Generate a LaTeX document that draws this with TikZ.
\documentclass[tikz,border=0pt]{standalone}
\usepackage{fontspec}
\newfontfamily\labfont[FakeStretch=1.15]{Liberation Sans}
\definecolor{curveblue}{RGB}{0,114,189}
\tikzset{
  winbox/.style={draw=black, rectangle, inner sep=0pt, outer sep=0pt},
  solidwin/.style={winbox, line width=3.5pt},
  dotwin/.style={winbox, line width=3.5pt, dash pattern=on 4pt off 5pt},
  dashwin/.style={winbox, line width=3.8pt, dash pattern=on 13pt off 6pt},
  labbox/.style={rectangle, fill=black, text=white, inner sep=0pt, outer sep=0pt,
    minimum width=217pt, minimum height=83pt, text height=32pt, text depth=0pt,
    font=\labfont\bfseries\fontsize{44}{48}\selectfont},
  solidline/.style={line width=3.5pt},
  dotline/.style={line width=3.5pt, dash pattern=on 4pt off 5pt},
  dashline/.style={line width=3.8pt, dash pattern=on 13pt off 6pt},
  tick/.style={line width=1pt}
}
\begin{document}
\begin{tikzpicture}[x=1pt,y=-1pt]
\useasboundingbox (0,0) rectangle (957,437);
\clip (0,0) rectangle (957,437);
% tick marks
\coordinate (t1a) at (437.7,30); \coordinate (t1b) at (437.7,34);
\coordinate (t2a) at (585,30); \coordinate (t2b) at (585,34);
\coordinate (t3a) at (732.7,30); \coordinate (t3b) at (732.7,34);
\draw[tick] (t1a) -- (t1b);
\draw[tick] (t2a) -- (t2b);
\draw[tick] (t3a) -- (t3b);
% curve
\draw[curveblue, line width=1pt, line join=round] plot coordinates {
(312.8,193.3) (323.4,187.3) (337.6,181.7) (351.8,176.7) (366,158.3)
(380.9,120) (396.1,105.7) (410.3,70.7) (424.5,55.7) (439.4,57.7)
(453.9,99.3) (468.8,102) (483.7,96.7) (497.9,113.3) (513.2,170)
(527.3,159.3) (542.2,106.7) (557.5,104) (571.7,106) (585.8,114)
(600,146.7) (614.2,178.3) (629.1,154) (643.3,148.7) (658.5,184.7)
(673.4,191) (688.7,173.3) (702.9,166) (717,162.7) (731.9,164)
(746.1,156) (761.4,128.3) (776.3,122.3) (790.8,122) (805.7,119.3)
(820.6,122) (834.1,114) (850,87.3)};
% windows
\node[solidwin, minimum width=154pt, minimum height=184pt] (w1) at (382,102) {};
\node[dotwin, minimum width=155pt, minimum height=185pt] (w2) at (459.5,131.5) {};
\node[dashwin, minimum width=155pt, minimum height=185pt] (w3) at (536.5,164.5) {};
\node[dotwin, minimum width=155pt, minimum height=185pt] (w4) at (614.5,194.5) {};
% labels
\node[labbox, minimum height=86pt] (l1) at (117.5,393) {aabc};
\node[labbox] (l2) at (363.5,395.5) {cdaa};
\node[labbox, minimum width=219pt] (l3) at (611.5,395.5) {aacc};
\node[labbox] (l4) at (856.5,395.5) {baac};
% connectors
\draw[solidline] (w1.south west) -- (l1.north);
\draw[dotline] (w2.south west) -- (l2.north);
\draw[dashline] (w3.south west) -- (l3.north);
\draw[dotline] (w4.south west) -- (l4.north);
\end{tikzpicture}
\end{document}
* * *
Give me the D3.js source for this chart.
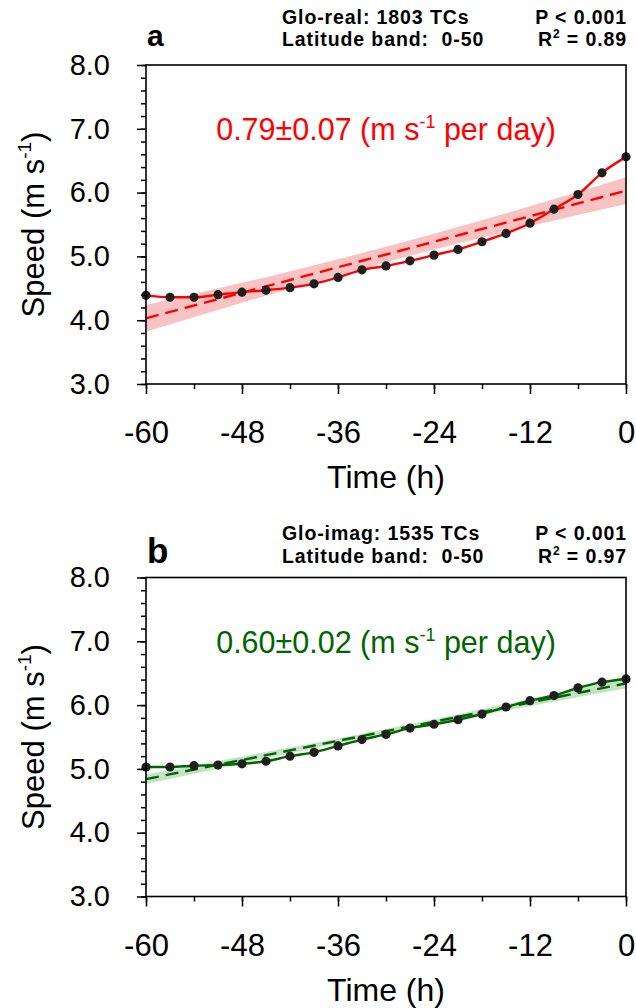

Work to do: Return all lines with the word "this" in them.

Solved problem:
Generate a LaTeX document that draws this with TikZ.
Give me the D3.js source for this chart.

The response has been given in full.